Economic boons and burdens

Considering its options in the coming days of protests and beyond, Beijing could choose to hit Hong Kong where it hurts: its finance sector.

While the city is a major financial hub and foreign enterprises station themselves there to avoid the mainland’s heavy business and banking regulations, Hong Kong may need China more than China needs Hong Kong.

In 1997 the Hong Kong economy was more than 18 percent the size of the mainland’s, according to World Bank statistics featured in a recent article on Vox. By 2012, Hong Kong’s economy shrank to 3 percent of China’s economy.

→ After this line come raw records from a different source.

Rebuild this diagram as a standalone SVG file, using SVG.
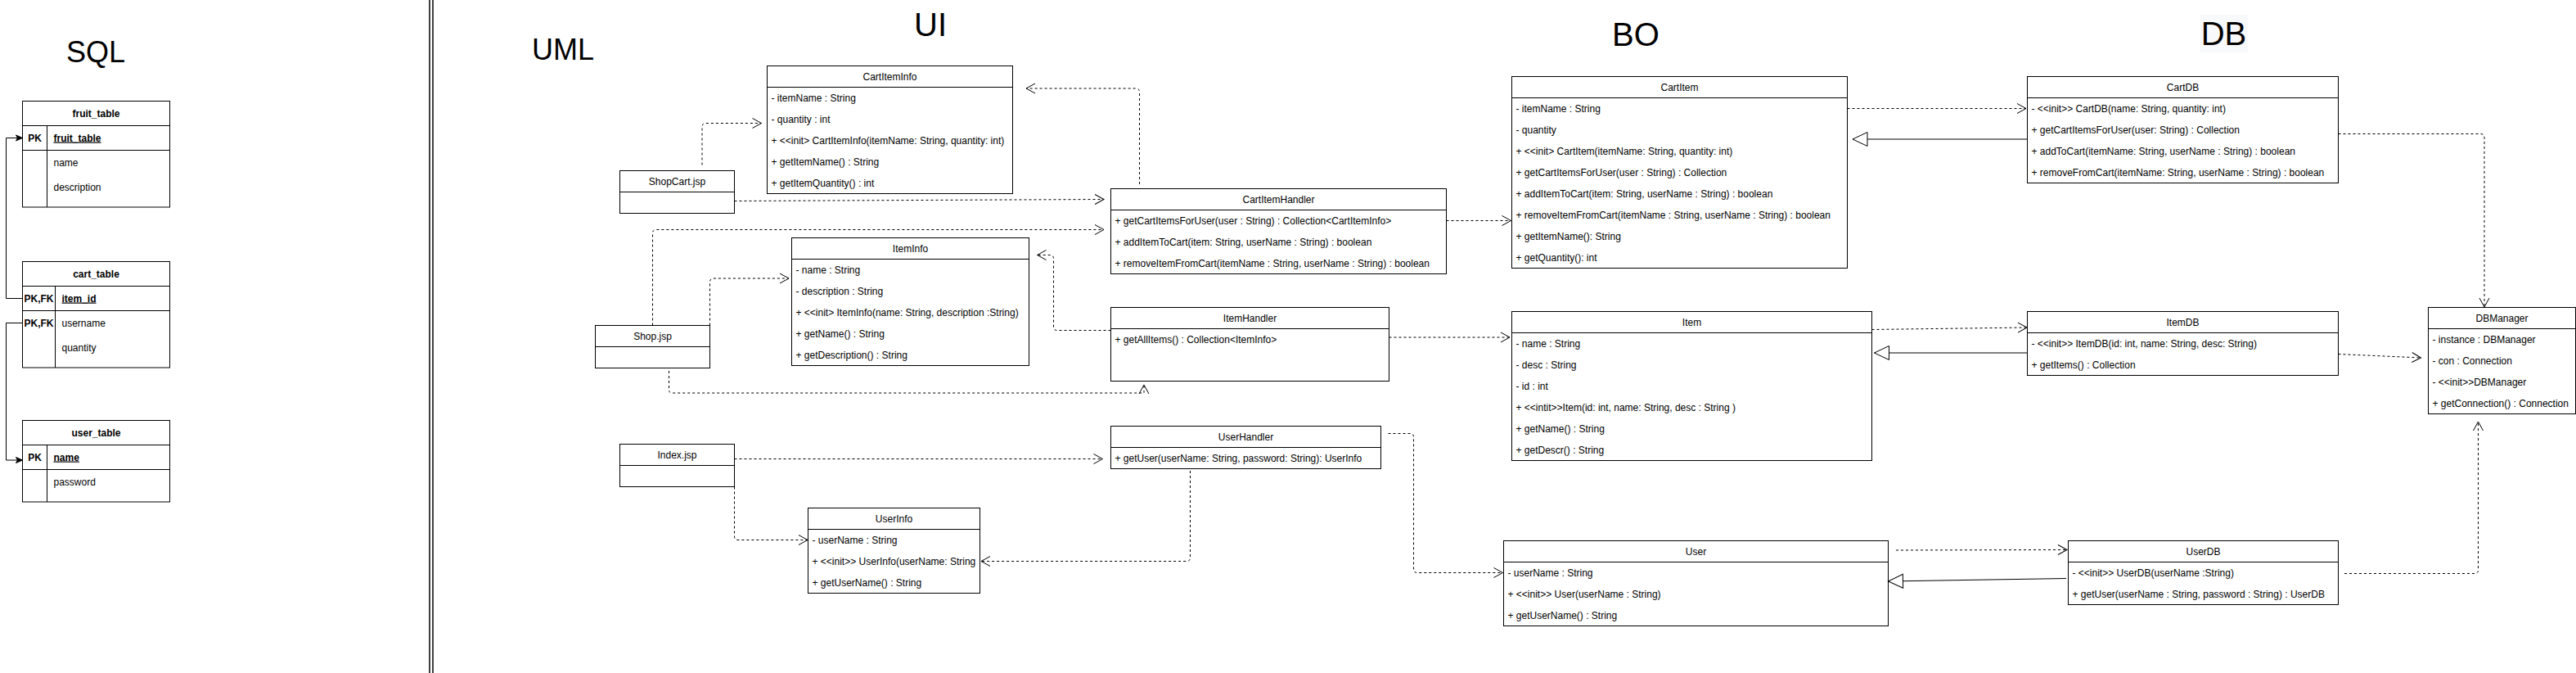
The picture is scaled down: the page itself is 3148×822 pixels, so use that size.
<svg xmlns="http://www.w3.org/2000/svg" width="3148" height="822" viewBox="0 0 3148 822">
<style>
text{font-family:"Liberation Sans",Arial,Helvetica,sans-serif;font-size:12px;fill:#000}
.h{text-anchor:middle}
.b{font-weight:bold}
.u{text-decoration:underline}
.t36{font-size:36px}
.t40{font-size:40px}
.n rect{fill:#fff;stroke:#000;stroke-width:1}
.n line{stroke:#000;stroke-width:1}
#edges path{fill:none;stroke:#000;stroke-width:1}
#edges .d{stroke-dasharray:3 3;marker-end:url(#open)}
#edges .g{marker-end:url(#tri)}
#edges .k{marker-end:url(#blk)}
</style>
<defs>
<marker id="open" viewBox="0 0 12 12" markerWidth="12" markerHeight="12" refX="11" refY="6" orient="auto" markerUnits="userSpaceOnUse" overflow="visible"><path d="M0,0 L11,6 L0,12" fill="none" stroke="#000" stroke-width="1"/></marker>
<marker id="tri" viewBox="0 0 18 17" markerWidth="18" markerHeight="17" refX="18" refY="8.5" orient="auto" markerUnits="userSpaceOnUse" overflow="visible"><path d="M0,0 L18,8.5 L0,17 Z" fill="#fff" stroke="#000" stroke-width="1"/></marker>
<marker id="blk" viewBox="0 0 8 8" markerWidth="8" markerHeight="8" refX="8" refY="4" orient="auto" markerUnits="userSpaceOnUse" overflow="visible"><path d="M0,0.5 L8,4 L0,7.5 L2,4 Z" fill="#000" stroke="#000" stroke-width="1"/></marker>
</defs>
<rect x="0" y="0" width="3148" height="822" fill="#fff"/>

<!-- titles -->
<g id="titles">
<text class="t36 h" x="117" y="75.5">SQL</text>
<text class="t36" x="650" y="73">UML</text>
<text class="t40 h" x="1137" y="44">UI</text>
<text class="t40 h" x="1999" y="55.7">BO</text>
<rect x="2689" y="18" width="58" height="46" fill="#f8f9fa"/>
<text class="t40 h" x="2717.5" y="55">DB</text>
</g>

<!-- divider -->
<g id="divider">
<line x1="525" y1="0" x2="525" y2="822" stroke="#000" stroke-width="1.5"/>
<line x1="529" y1="0" x2="529" y2="822" stroke="#000" stroke-width="1.5"/>
</g>

<!-- SQL tables -->
<g id="fruit_table" class="n">
<rect x="27.5" y="123.5" width="180" height="129.5"/>
<line x1="27.5" y1="153.5" x2="207.5" y2="153.5"/>
<line x1="27.5" y1="183.5" x2="207.5" y2="183.5"/>
<line x1="57.5" y1="153.5" x2="57.5" y2="253"/>
<text class="h b" x="117.5" y="142.5">fruit_table</text>
<text class="h b" x="42.5" y="172.5">PK</text>
<text class="b u" x="65.5" y="172.5">fruit_table</text>
<text x="65.5" y="202.5">name</text>
<text x="65.5" y="232.5">description</text>
</g>
<g id="cart_table" class="n">
<rect x="27.5" y="319.5" width="180" height="129.5"/>
<line x1="27.5" y1="349.5" x2="207.5" y2="349.5"/>
<line x1="27.5" y1="379.5" x2="207.5" y2="379.5"/>
<line x1="67.5" y1="349.5" x2="67.5" y2="449"/>
<text class="h b" x="117.5" y="338.5">cart_table</text>
<text class="h b" x="47.5" y="368.5">PK,FK</text>
<text class="b u" x="75.5" y="368.5">item_id</text>
<text class="h b" x="47.5" y="398.5">PK,FK</text>
<text x="75.5" y="398.5">username</text>
<text x="75.5" y="428.5">quantity</text>
</g>
<g id="user_table" class="n">
<rect x="27.5" y="513.5" width="180" height="99.5"/>
<line x1="27.5" y1="543.5" x2="207.5" y2="543.5"/>
<line x1="27.5" y1="573.5" x2="207.5" y2="573.5"/>
<line x1="57.5" y1="543.5" x2="57.5" y2="613"/>
<text class="h b" x="117.5" y="532.5">user_table</text>
<text class="h b" x="42.5" y="562.5">PK</text>
<text class="b u" x="65.5" y="562.5">name</text>
<text x="65.5" y="592.5">password</text>
</g>

<!-- UI -->
<g id="CartItemInfo" class="n">
<rect x="937.5" y="80.5" width="300" height="156"/>
<line x1="937.5" y1="106.5" x2="1237.5" y2="106.5"/>
<text class="h" x="1087.5" y="97.5">CartItemInfo</text>
<text x="942.5" y="123.5">- itemName : String</text>
<text x="942.5" y="149.5">- quantity : int</text>
<text x="942.5" y="175.5">+ &lt;&lt;init&gt; CartItemInfo(itemName: String, quantity: int)</text>
<text x="942.5" y="201.5">+ getItemName() : String</text>
<text x="942.5" y="227.5">+ getItemQuantity() : int</text>
</g>
<g id="ShopCart" class="n">
<rect x="757.5" y="208.5" width="140" height="52"/>
<line x1="757.5" y1="234.5" x2="897.5" y2="234.5"/>
<text class="h" x="827.5" y="225.5">ShopCart.jsp</text>
</g>
<g id="CartItemHandler" class="n">
<rect x="1357.5" y="230.5" width="410" height="104"/>
<line x1="1357.5" y1="256.5" x2="1767.5" y2="256.5"/>
<text class="h" x="1562.5" y="247.5">CartItemHandler</text>
<text x="1362.5" y="273.5">+ getCartItemsForUser(user : String) : Collection&lt;CartItemInfo&gt;</text>
<text x="1362.5" y="299.5">+ addItemToCart(item: String, userName : String) : boolean</text>
<text x="1362.5" y="325.5">+ removeItemFromCart(itemName : String, userName : String) : boolean</text>
</g>
<g id="ItemInfo" class="n">
<rect x="967.5" y="290.5" width="290" height="156"/>
<line x1="967.5" y1="316.5" x2="1257.5" y2="316.5"/>
<text class="h" x="1112.5" y="307.5">ItemInfo</text>
<text x="972.5" y="333.5">- name : String</text>
<text x="972.5" y="359.5">- description : String</text>
<text x="972.5" y="385.5">+ &lt;&lt;init&gt; ItemInfo(name: String, description :String)</text>
<text x="972.5" y="411.5">+ getName() : String</text>
<text x="972.5" y="437.5">+ getDescription() : String</text>
</g>
<g id="Shop" class="n">
<rect x="727.5" y="397.5" width="140" height="52"/>
<line x1="727.5" y1="423.5" x2="867.5" y2="423.5"/>
<text class="h" x="797.5" y="414.5">Shop.jsp</text>
</g>
<g id="ItemHandler" class="n">
<rect x="1357.5" y="375.5" width="340" height="90"/>
<line x1="1357.5" y1="401.5" x2="1697.5" y2="401.5"/>
<text class="h" x="1527.5" y="392.5">ItemHandler</text>
<text x="1362.5" y="418.5">+ getAllItems() : Collection&lt;ItemInfo&gt;</text>
</g>
<g id="Index" class="n">
<rect x="757.5" y="542.5" width="140" height="52"/>
<line x1="757.5" y1="568.5" x2="897.5" y2="568.5"/>
<text class="h" x="827.5" y="559.5">Index.jsp</text>
</g>
<g id="UserHandler" class="n">
<rect x="1357.5" y="520.5" width="330" height="52"/>
<line x1="1357.5" y1="546.5" x2="1687.5" y2="546.5"/>
<text class="h" x="1522.5" y="537.5">UserHandler</text>
<text x="1362.5" y="563.5">+ getUser(userName: String, password: String): UserInfo</text>
</g>
<g id="UserInfo" class="n">
<rect x="987.5" y="620.5" width="210" height="104"/>
<line x1="987.5" y1="646.5" x2="1197.5" y2="646.5"/>
<text class="h" x="1092.5" y="637.5">UserInfo</text>
<text x="992.5" y="663.5">- userName : String</text>
<text x="992.5" y="689.5">+ &lt;&lt;init&gt;&gt; UserInfo(userName: String</text>
<text x="992.5" y="715.5">+ getUserName() : String</text>
</g>

<!-- BO -->
<g id="CartItem" class="n">
<rect x="1847.5" y="93.5" width="410" height="234"/>
<line x1="1847.5" y1="119.5" x2="2257.5" y2="119.5"/>
<text class="h" x="2052.5" y="110.5">CartItem</text>
<text x="1852.5" y="136.5">- itemName : String</text>
<text x="1852.5" y="162.5">- quantity</text>
<text x="1852.5" y="188.5">+ &lt;&lt;init&gt; CartItem(itemName: String, quantity: int)</text>
<text x="1852.5" y="214.5">+ getCartItemsForUser(user : String) : Collection</text>
<text x="1852.5" y="240.5">+ addItemToCart(item: String, userName : String) : boolean</text>
<text x="1852.5" y="266.5">+ removeItemFromCart(itemName : String, userName : String) : boolean</text>
<text x="1852.5" y="292.5">+ getItemName(): String</text>
<text x="1852.5" y="318.5">+ getQuantity(): int</text>
</g>
<g id="Item" class="n">
<rect x="1847.5" y="380.5" width="440" height="182"/>
<line x1="1847.5" y1="406.5" x2="2287.5" y2="406.5"/>
<text class="h" x="2067.5" y="397.5">Item</text>
<text x="1852.5" y="423.5">- name : String</text>
<text x="1852.5" y="449.5">- desc : String</text>
<text x="1852.5" y="475.5">- id : int</text>
<text x="1852.5" y="501.5">+ &lt;&lt;intit&gt;&gt;Item(id: int, name: String, desc : String )</text>
<text x="1852.5" y="527.5">+ getName() : String</text>
<text x="1852.5" y="553.5">+ getDescr() : String</text>
</g>
<g id="User" class="n">
<rect x="1837.5" y="660.5" width="470" height="104"/>
<line x1="1837.5" y1="686.5" x2="2307.5" y2="686.5"/>
<text class="h" x="2072.5" y="677.5">User</text>
<text x="1842.5" y="703.5">- userName : String</text>
<text x="1842.5" y="729.5">+ &lt;&lt;init&gt;&gt; User(userName : String)</text>
<text x="1842.5" y="755.5">+ getUserName() : String</text>
</g>

<!-- DB -->
<g id="CartDB" class="n">
<rect x="2477.5" y="93.5" width="380" height="130"/>
<line x1="2477.5" y1="119.5" x2="2857.5" y2="119.5"/>
<text class="h" x="2667.5" y="110.5">CartDB</text>
<text x="2482.5" y="136.5">- &lt;&lt;init&gt;&gt; CartDB(name: String, quantity: int)</text>
<text x="2482.5" y="162.5">+ getCartItemsForUser(user: String) : Collection</text>
<text x="2482.5" y="188.5">+ addToCart(itemName: String, userName : String) : boolean</text>
<text x="2482.5" y="214.5">+ removeFromCart(itemName: String, userName : String) : boolean</text>
</g>
<g id="ItemDB" class="n">
<rect x="2477.5" y="380.5" width="380" height="78"/>
<line x1="2477.5" y1="406.5" x2="2857.5" y2="406.5"/>
<text class="h" x="2667.5" y="397.5">ItemDB</text>
<text x="2482.5" y="423.5">- &lt;&lt;init&gt;&gt; ItemDB(id: int, name: String, desc: String)</text>
<text x="2482.5" y="449.5">+ getItems() : Collection</text>
</g>
<g id="UserDB" class="n">
<rect x="2527.5" y="660.5" width="330" height="78"/>
<line x1="2527.5" y1="686.5" x2="2857.5" y2="686.5"/>
<text class="h" x="2692.5" y="677.5">UserDB</text>
<text x="2532.5" y="703.5">- &lt;&lt;init&gt;&gt; UserDB(userName :String)</text>
<text x="2532.5" y="729.5">+ getUser(userName : String, password : String) : UserDB</text>
</g>
<g id="DBManager" class="n">
<rect x="2967.5" y="375.5" width="180" height="130"/>
<line x1="2967.5" y1="401.5" x2="3147.5" y2="401.5"/>
<text class="h" x="3057.5" y="392.5">DBManager</text>
<text x="2972.5" y="418.5">- instance : DBManager</text>
<text x="2972.5" y="444.5">- con : Connection</text>
<text x="2972.5" y="470.5">- &lt;&lt;init&gt;&gt;DBManager</text>
<text x="2972.5" y="496.5">+ getConnection() : Connection</text>
</g>

<!-- connectors -->
<g id="edges">
<path class="k" d="M27.5 364.5 H7.5 V168.5 H27.5"/>
<path class="k" d="M27.5 394.5 H7.5 V562 H27.5"/>

<path class="d" d="M858 201.5 V155 Q858 150.5 862.5 150.5 H930.5"/>
<path class="d" d="M897.5 245.5 L1349 243.5"/>
<path class="d" d="M797.5 397.5 V285 Q797.5 280.5 802 280.5 H1349"/>
<path class="d" d="M867.5 397.5 V344.5 Q867.5 340 872 340 H964"/>
<path class="d" d="M817.5 453 V476 Q817.5 480 821.5 480 H1398 V470"/>
<path class="d" d="M1357.5 403.5 H1292 Q1287.5 403.5 1287.5 399 V316 Q1287.5 311.5 1283 311.5 H1267.5"/>
<path class="d" d="M1392.5 225 V112.5 Q1392.5 108 1388 108 H1254"/>
<path class="d" d="M897.5 560.5 H1347.5"/>
<path class="d" d="M897.5 594.5 V655 Q897.5 659.5 902 659.5 H987"/>
<path class="d" d="M1454.5 575 V681 Q1454.5 685.5 1450 685.5 H1199"/>
<path class="d" d="M1696.5 529.5 H1723 Q1727.5 529.5 1727.5 534 V695 Q1727.5 699.5 1732 699.5 H1836.5"/>

<path class="d" d="M1767.5 269.5 H1846.5"/>
<path class="d" d="M1697.5 412 H1845"/>
<path class="d" d="M2257.5 132.5 H2476"/>
<path class="d" d="M2287.5 402.5 L2477 400"/>
<path class="d" d="M2317 672 L2526 671.5"/>

<path class="d" d="M2857.5 163.5 H3031.5 Q3036 163.5 3036 168 V375"/>
<path class="d" d="M2857.5 432.5 L2958.5 437"/>
<path class="d" d="M2865 700.5 H3024 Q3028.5 700.5 3028.5 696 V515"/>

<path class="g" d="M2477.5 170 H2264"/>
<path class="g" d="M2477.5 431 H2290.5"/>
<path class="g" d="M2525 706.5 L2307.5 710"/>
</g>
</svg>
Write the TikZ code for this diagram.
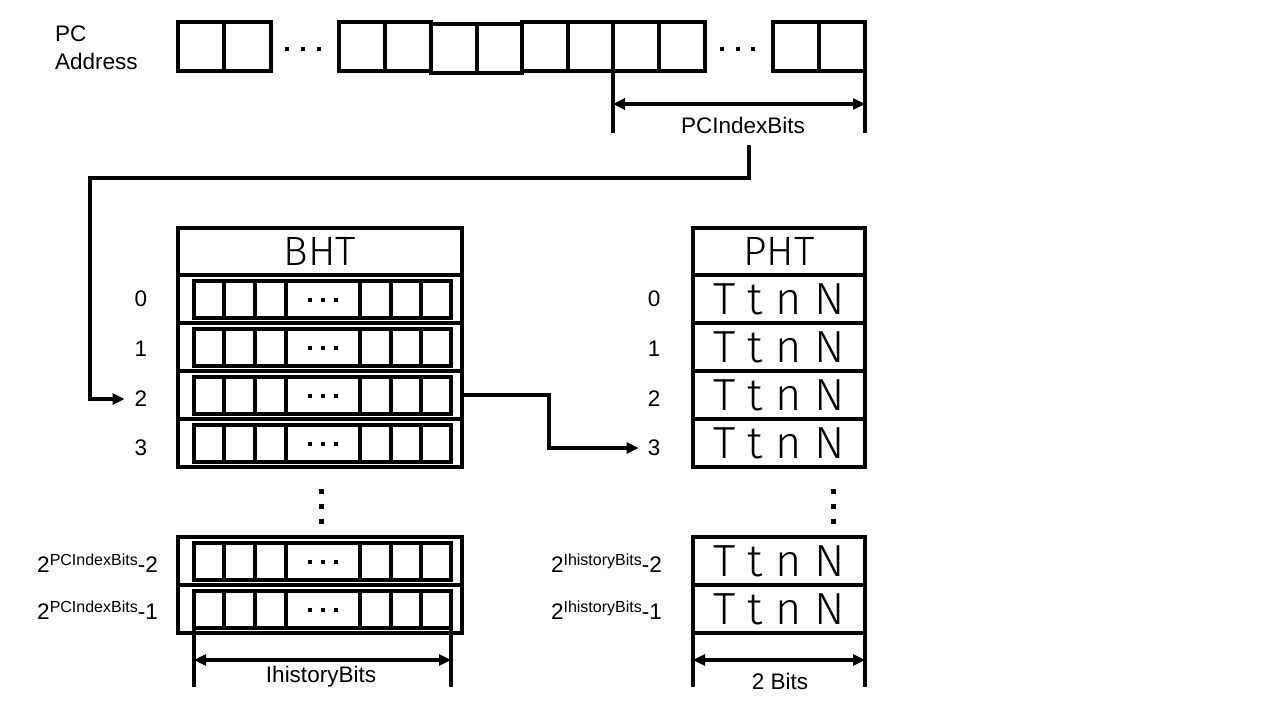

Since 2013, China’s central government has been cultivating alternative financial hubs on the mainland, gradually loosening regulations for international business interests.

“Both Shanghai and [Shenzhen] are likely to play a more significant role if the situation in Hong Kong gets worse,” said Kevin Tsui, a business professor at Hong Kong Polytechnic University.

“From what I have heard, [Beijing] has been thinking about diversifying risk for about a year, since the Occupy Central idea [came about],” he added.

Beijing could threaten a major source of revenue for the region, or it could offer business interests and Hong Kongers an additional incentive to stop the protests, Tsui said.

“If the leaders in Hong Kong can settle the unrest … the Chinese government may give Hong Kong a more important role” in its endeavors to internationalize the renminbi, which would reaffirm Hong Kong’s role as a financial hub and “sort of buy support from local people.”